RECORDS TO USE ::
:::

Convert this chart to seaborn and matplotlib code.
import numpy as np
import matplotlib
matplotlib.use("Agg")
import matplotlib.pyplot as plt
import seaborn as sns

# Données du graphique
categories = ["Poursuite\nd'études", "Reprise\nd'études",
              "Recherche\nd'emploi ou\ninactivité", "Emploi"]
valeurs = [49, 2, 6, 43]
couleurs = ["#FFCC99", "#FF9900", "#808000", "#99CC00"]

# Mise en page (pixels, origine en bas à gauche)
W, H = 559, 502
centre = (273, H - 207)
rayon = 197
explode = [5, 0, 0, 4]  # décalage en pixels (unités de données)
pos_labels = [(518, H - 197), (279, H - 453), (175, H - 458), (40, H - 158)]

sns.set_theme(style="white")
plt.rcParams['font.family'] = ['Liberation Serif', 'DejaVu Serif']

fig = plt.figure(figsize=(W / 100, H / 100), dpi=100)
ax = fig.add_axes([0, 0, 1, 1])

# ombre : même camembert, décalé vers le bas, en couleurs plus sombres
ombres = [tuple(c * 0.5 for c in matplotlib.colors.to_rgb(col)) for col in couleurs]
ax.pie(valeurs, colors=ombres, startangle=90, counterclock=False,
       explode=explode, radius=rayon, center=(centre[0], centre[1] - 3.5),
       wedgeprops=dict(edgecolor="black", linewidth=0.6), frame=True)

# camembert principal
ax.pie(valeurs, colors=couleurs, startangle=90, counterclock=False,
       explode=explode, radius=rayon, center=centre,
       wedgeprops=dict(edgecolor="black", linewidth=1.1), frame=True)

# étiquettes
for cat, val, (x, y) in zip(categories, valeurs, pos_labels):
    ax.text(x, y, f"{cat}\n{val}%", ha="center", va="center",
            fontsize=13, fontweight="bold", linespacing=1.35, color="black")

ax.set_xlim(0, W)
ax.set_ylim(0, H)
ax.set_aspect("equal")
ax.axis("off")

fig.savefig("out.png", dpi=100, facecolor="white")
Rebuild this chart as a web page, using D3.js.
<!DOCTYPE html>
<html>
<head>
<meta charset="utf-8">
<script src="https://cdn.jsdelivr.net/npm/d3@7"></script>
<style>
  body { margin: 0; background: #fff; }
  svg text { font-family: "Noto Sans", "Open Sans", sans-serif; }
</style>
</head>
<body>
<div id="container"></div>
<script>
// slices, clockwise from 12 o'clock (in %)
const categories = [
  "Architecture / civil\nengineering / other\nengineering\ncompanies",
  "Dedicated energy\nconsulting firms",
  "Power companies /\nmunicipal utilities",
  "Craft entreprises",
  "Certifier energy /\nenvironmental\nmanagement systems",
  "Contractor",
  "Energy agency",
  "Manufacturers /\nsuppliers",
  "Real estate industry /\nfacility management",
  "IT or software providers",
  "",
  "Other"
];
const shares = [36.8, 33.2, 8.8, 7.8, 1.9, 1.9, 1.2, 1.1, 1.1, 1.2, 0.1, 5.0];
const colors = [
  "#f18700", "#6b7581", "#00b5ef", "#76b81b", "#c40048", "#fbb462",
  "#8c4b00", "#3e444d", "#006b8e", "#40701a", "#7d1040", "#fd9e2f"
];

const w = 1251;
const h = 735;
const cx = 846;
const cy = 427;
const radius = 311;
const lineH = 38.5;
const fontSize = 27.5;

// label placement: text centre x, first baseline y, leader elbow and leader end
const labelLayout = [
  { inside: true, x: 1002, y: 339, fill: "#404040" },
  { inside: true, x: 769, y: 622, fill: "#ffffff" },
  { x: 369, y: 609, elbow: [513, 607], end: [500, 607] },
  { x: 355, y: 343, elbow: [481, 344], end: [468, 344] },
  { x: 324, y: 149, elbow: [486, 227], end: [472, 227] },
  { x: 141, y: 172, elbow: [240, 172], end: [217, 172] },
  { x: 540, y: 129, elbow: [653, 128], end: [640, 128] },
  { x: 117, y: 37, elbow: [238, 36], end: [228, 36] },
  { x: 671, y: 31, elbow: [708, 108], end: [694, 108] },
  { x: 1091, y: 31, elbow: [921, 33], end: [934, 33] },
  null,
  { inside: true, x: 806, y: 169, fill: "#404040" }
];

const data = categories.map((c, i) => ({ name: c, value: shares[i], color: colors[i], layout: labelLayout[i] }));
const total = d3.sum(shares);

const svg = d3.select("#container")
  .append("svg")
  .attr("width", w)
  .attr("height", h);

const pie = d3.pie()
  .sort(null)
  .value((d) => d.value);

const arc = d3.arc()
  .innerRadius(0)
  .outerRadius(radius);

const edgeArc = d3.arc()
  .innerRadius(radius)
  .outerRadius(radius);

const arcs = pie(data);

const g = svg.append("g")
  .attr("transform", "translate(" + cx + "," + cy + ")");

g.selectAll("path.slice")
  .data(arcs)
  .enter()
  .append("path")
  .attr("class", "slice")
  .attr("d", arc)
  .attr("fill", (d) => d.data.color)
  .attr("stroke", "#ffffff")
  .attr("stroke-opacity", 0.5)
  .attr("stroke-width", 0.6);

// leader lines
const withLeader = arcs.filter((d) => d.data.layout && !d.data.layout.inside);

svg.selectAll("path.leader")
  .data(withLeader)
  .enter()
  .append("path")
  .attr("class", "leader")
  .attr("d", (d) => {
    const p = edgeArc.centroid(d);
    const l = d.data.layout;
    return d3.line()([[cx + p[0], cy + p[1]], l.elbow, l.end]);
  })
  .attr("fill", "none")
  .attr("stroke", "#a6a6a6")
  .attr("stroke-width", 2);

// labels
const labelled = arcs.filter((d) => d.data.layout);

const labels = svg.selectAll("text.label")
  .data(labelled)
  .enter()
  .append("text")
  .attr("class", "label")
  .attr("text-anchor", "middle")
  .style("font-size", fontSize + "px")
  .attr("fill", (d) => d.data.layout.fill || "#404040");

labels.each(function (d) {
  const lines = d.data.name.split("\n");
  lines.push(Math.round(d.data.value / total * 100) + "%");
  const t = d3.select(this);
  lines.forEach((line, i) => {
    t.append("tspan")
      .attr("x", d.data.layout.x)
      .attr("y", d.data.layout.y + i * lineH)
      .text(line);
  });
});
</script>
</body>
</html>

:::

SHORT EXERCISE :: Your task is to return the full listing exactly as it was given.

EXPECTED OUTPUT ::
Convert this chart to seaborn and matplotlib code.
import numpy as np
import matplotlib
matplotlib.use("Agg")
import matplotlib.pyplot as plt
import seaborn as sns

# Données du graphique
categories = ["Poursuite\nd'études", "Reprise\nd'études",
              "Recherche\nd'emploi ou\ninactivité", "Emploi"]
valeurs = [49, 2, 6, 43]
couleurs = ["#FFCC99", "#FF9900", "#808000", "#99CC00"]

# Mise en page (pixels, origine en bas à gauche)
W, H = 559, 502
centre = (273, H - 207)
rayon = 197
explode = [5, 0, 0, 4]  # décalage en pixels (unités de données)
pos_labels = [(518, H - 197), (279, H - 453), (175, H - 458), (40, H - 158)]

sns.set_theme(style="white")
plt.rcParams['font.family'] = ['Liberation Serif', 'DejaVu Serif']

fig = plt.figure(figsize=(W / 100, H / 100), dpi=100)
ax = fig.add_axes([0, 0, 1, 1])

# ombre : même camembert, décalé vers le bas, en couleurs plus sombres
ombres = [tuple(c * 0.5 for c in matplotlib.colors.to_rgb(col)) for col in couleurs]
ax.pie(valeurs, colors=ombres, startangle=90, counterclock=False,
       explode=explode, radius=rayon, center=(centre[0], centre[1] - 3.5),
       wedgeprops=dict(edgecolor="black", linewidth=0.6), frame=True)

# camembert principal
ax.pie(valeurs, colors=couleurs, startangle=90, counterclock=False,
       explode=explode, radius=rayon, center=centre,
       wedgeprops=dict(edgecolor="black", linewidth=1.1), frame=True)

# étiquettes
for cat, val, (x, y) in zip(categories, valeurs, pos_labels):
    ax.text(x, y, f"{cat}\n{val}%", ha="center", va="center",
            fontsize=13, fontweight="bold", linespacing=1.35, color="black")

ax.set_xlim(0, W)
ax.set_ylim(0, H)
ax.set_aspect("equal")
ax.axis("off")

fig.savefig("out.png", dpi=100, facecolor="white")
Rebuild this chart as a web page, using D3.js.
<!DOCTYPE html>
<html>
<head>
<meta charset="utf-8">
<script src="https://cdn.jsdelivr.net/npm/d3@7"></script>
<style>
  body { margin: 0; background: #fff; }
  svg text { font-family: "Noto Sans", "Open Sans", sans-serif; }
</style>
</head>
<body>
<div id="container"></div>
<script>
// slices, clockwise from 12 o'clock (in %)
const categories = [
  "Architecture / civil\nengineering / other\nengineering\ncompanies",
  "Dedicated energy\nconsulting firms",
  "Power companies /\nmunicipal utilities",
  "Craft entreprises",
  "Certifier energy /\nenvironmental\nmanagement systems",
  "Contractor",
  "Energy agency",
  "Manufacturers /\nsuppliers",
  "Real estate industry /\nfacility management",
  "IT or software providers",
  "",
  "Other"
];
const shares = [36.8, 33.2, 8.8, 7.8, 1.9, 1.9, 1.2, 1.1, 1.1, 1.2, 0.1, 5.0];
const colors = [
  "#f18700", "#6b7581", "#00b5ef", "#76b81b", "#c40048", "#fbb462",
  "#8c4b00", "#3e444d", "#006b8e", "#40701a", "#7d1040", "#fd9e2f"
];

const w = 1251;
const h = 735;
const cx = 846;
const cy = 427;
const radius = 311;
const lineH = 38.5;
const fontSize = 27.5;

// label placement: text centre x, first baseline y, leader elbow and leader end
const labelLayout = [
  { inside: true, x: 1002, y: 339, fill: "#404040" },
  { inside: true, x: 769, y: 622, fill: "#ffffff" },
  { x: 369, y: 609, elbow: [513, 607], end: [500, 607] },
  { x: 355, y: 343, elbow: [481, 344], end: [468, 344] },
  { x: 324, y: 149, elbow: [486, 227], end: [472, 227] },
  { x: 141, y: 172, elbow: [240, 172], end: [217, 172] },
  { x: 540, y: 129, elbow: [653, 128], end: [640, 128] },
  { x: 117, y: 37, elbow: [238, 36], end: [228, 36] },
  { x: 671, y: 31, elbow: [708, 108], end: [694, 108] },
  { x: 1091, y: 31, elbow: [921, 33], end: [934, 33] },
  null,
  { inside: true, x: 806, y: 169, fill: "#404040" }
];

const data = categories.map((c, i) => ({ name: c, value: shares[i], color: colors[i], layout: labelLayout[i] }));
const total = d3.sum(shares);

const svg = d3.select("#container")
  .append("svg")
  .attr("width", w)
  .attr("height", h);

const pie = d3.pie()
  .sort(null)
  .value((d) => d.value);

const arc = d3.arc()
  .innerRadius(0)
  .outerRadius(radius);

const edgeArc = d3.arc()
  .innerRadius(radius)
  .outerRadius(radius);

const arcs = pie(data);

const g = svg.append("g")
  .attr("transform", "translate(" + cx + "," + cy + ")");

g.selectAll("path.slice")
  .data(arcs)
  .enter()
  .append("path")
  .attr("class", "slice")
  .attr("d", arc)
  .attr("fill", (d) => d.data.color)
  .attr("stroke", "#ffffff")
  .attr("stroke-opacity", 0.5)
  .attr("stroke-width", 0.6);

// leader lines
const withLeader = arcs.filter((d) => d.data.layout && !d.data.layout.inside);

svg.selectAll("path.leader")
  .data(withLeader)
  .enter()
  .append("path")
  .attr("class", "leader")
  .attr("d", (d) => {
    const p = edgeArc.centroid(d);
    const l = d.data.layout;
    return d3.line()([[cx + p[0], cy + p[1]], l.elbow, l.end]);
  })
  .attr("fill", "none")
  .attr("stroke", "#a6a6a6")
  .attr("stroke-width", 2);

// labels
const labelled = arcs.filter((d) => d.data.layout);

const labels = svg.selectAll("text.label")
  .data(labelled)
  .enter()
  .append("text")
  .attr("class", "label")
  .attr("text-anchor", "middle")
  .style("font-size", fontSize + "px")
  .attr("fill", (d) => d.data.layout.fill || "#404040");

labels.each(function (d) {
  const lines = d.data.name.split("\n");
  lines.push(Math.round(d.data.value / total * 100) + "%");
  const t = d3.select(this);
  lines.forEach((line, i) => {
    t.append("tspan")
      .attr("x", d.data.layout.x)
      .attr("y", d.data.layout.y + i * lineH)
      .text(line);
  });
});
</script>
</body>
</html>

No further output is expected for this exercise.